With their tiny majority, the Tories would never be able to withstand this, provided that the Labour movement’s leadership was determined to fight and win.
Otherwise the fight against cuts will be just hot air in parliament, and a historic opportunity to transform the Party into a vehicle to defeat the decimation of local services will be wasted.
Unless the branches and constituencies welcome in the new mass membership, turning them into activists, then sooner or later the right will move to oust Jeremy and reclaim Labour for austerity and war.
The formation of local groups of Corbyn supporters, and of Momentum nationally, is a step in the right direction. They should continue their mass recruitment online, on the streets and in the workplaces.
They should mobilise to change Labour’s official policies both nationally and locally.

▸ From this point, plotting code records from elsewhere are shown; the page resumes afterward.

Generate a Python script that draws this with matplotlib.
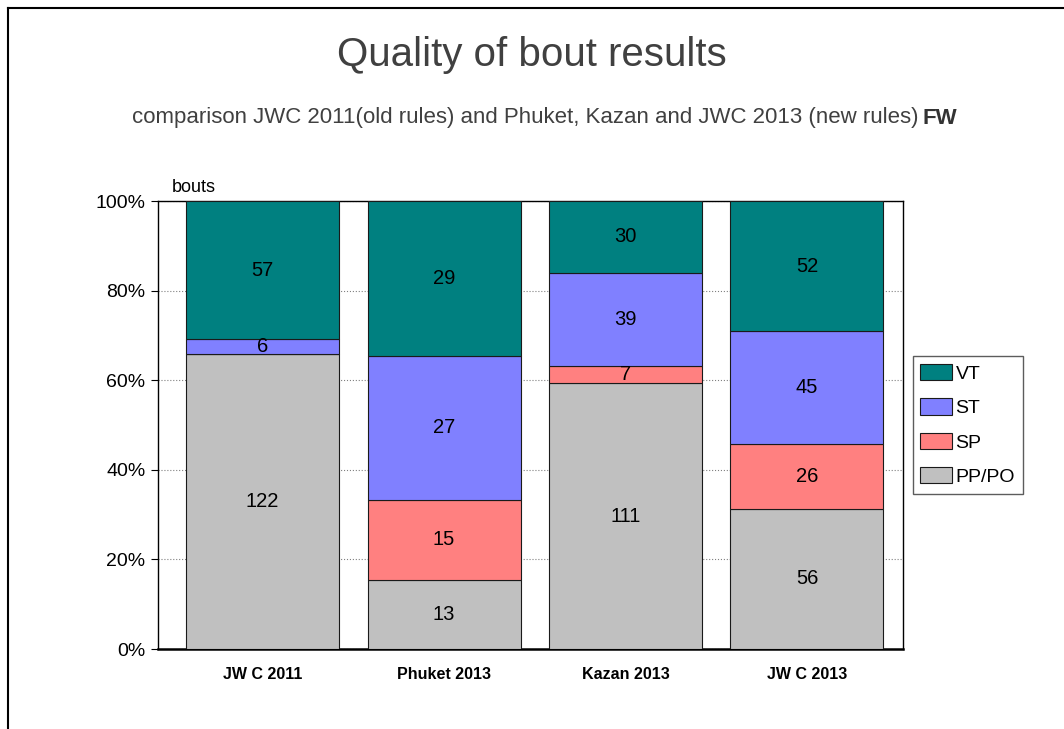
import numpy as np
import matplotlib.pyplot as plt
from matplotlib.lines import Line2D

plt.rcParams['font.family'] = ['Liberation Sans', 'DejaVu Sans']

events = ["JW C 2011", "Phuket 2013", "Kazan 2013", "JW C 2013"]
pp_po = [122, 13, 111, 56]
sp = [0, 15, 7, 26]
st = [6, 27, 39, 45]
vt = [57, 29, 30, 52]

series = [("PP/PO", pp_po, "#C0C0C0"),
          ("SP", sp, "#FF8080"),
          ("ST", st, "#8080FF"),
          ("VT", vt, "#008080")]

totals = np.array(pp_po) + np.array(sp) + np.array(st) + np.array(vt)

W, H = 1064, 729
fig = plt.figure(figsize=(W / 100, H / 100), dpi=100)
ax = fig.add_axes([158 / W, 1 - 649 / H, (903 - 158) / W, (649 - 201) / H])

x = np.arange(len(events))
bottom = np.zeros(len(events))
handles = []
for name, vals, color in series:
    pct = np.array(vals) / totals * 100
    ax.bar(x, pct, width=0.843, bottom=bottom, color=color,
           edgecolor="#1a1a1a", linewidth=0.8, zorder=3)
    for i, (v, p) in enumerate(zip(vals, pct)):
        if v > 0:
            ax.text(x[i], bottom[i] + p / 2, str(v), ha="center", va="center",
                    fontsize=14.5, color="black", zorder=4)
    bottom += pct
    handles.append(plt.Rectangle((0, 0), 1, 1, facecolor=color, edgecolor="#1a1a1a", linewidth=0.8))

ax.set_xlim(-0.576, 3.529)
ax.set_ylim(0, 100)
ax.set_yticks([0, 20, 40, 60, 80, 100])
ax.set_yticklabels(["0%", "20%", "40%", "60%", "80%", "100%"], fontsize=14)
ax.set_xticks(x)
ax.set_xticklabels(events, fontsize=11.5, fontweight="bold")
ax.tick_params(axis="x", length=0, pad=13)
ax.tick_params(axis="y", length=5, direction="out", pad=4)
ax.yaxis.grid(True, linestyle=":", color="#808080", linewidth=0.8, zorder=0)
for s in ax.spines.values():
    s.set_linewidth(1.0)
    s.set_color("black")
ax.spines["bottom"].set_linewidth(1.8)

ax.text(0.019, 1.012, "bouts", transform=ax.transAxes, fontsize=13, ha="left", va="bottom")

leg = ax.legend(handles[::-1], [s[0] for s in series][::-1], loc="center left",
                bbox_to_anchor=(1.013, 0.5), fontsize=14, frameon=True, fancybox=False,
                edgecolor="#333333", handlelength=1.6, handleheight=0.9, handletextpad=0.2,
                labelspacing=0.8, borderpad=0.4, borderaxespad=0)
leg.get_frame().set_linewidth(1.0)

fig.text(0.5, 1 - 55 / H, "Quality of bout results", ha="center", va="center",
         fontsize=29, color="#404040")

# subtitle: grey part then bold "FW" right after it, whole line centred
renderer = fig.canvas.get_renderer()
sub = fig.text(0, 1 - 118 / H,
               "comparison JWC 2011(old rules) and Phuket, Kazan and JWC 2013 (new rules)",
               ha="left", va="center", fontsize=16, color="#404040")
fw = fig.text(0, 1 - 118 / H, "FW", ha="left", va="center", fontsize=16,
              fontweight="bold", color="#333333")
w_sub = sub.get_window_extent(renderer).width
w_fw = fw.get_window_extent(renderer).width
start = 545 - (w_sub + 4 + w_fw) / 2
sub.set_x(start / W)
fw.set_x((start + w_sub + 4) / W)

# outer chart frame (left and top edges visible)
fig.add_artist(Line2D([8 / W, 8 / W], [0, 1 - 8 / H], transform=fig.transFigure,
                      color="black", linewidth=1.5))
fig.add_artist(Line2D([8 / W, 1], [1 - 8 / H, 1 - 8 / H], transform=fig.transFigure,
                      color="black", linewidth=1.5))

fig.savefig("out.png", dpi=100)
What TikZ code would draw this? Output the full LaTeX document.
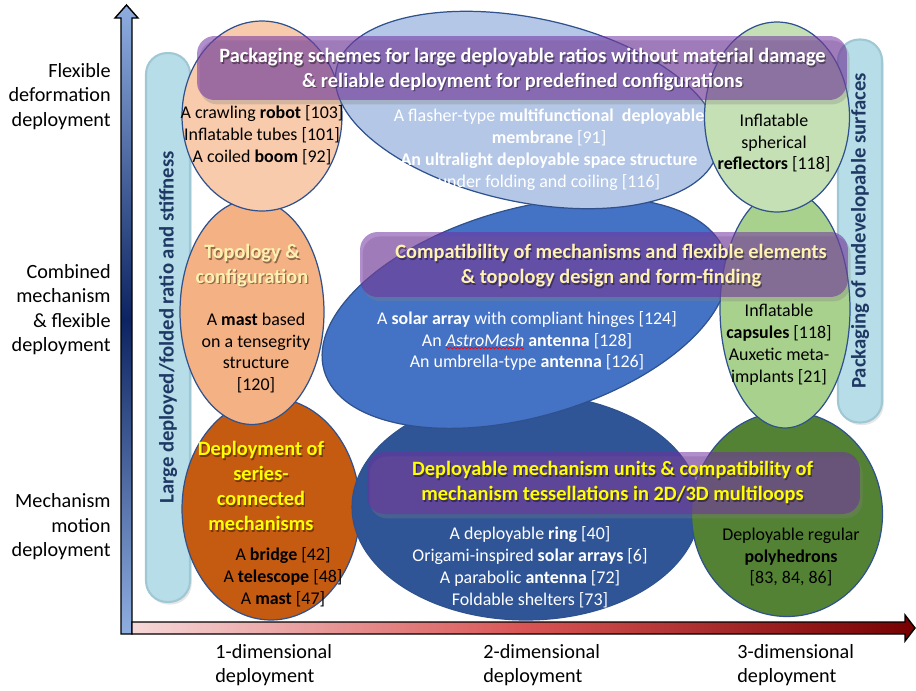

Then it will be possible to demand that MPs and councillors carry out party policy, and to replace them if they don’t.
This makes it vital to democratise the party from top to bottom: to restore and enhance the sovereignty of conference; to make it easier for branches, constituencies and affiliated members to submit resolutions; and to overturn all the bans used to purge the left from the Party.
But a powerful movement of rank and file Party members, trade unionists and youth must not simply be uncritical supporters of the new Labour leadership. This leadership is under extreme pressure, and needs to feel the critical support of a politically alert membership.
Above all, it is vital to bring the new members and supporters into the forefront of the fight against the Tories, not just as a “social movement” alongside the party, but as political movement to make Labour a mass party of and for the working class.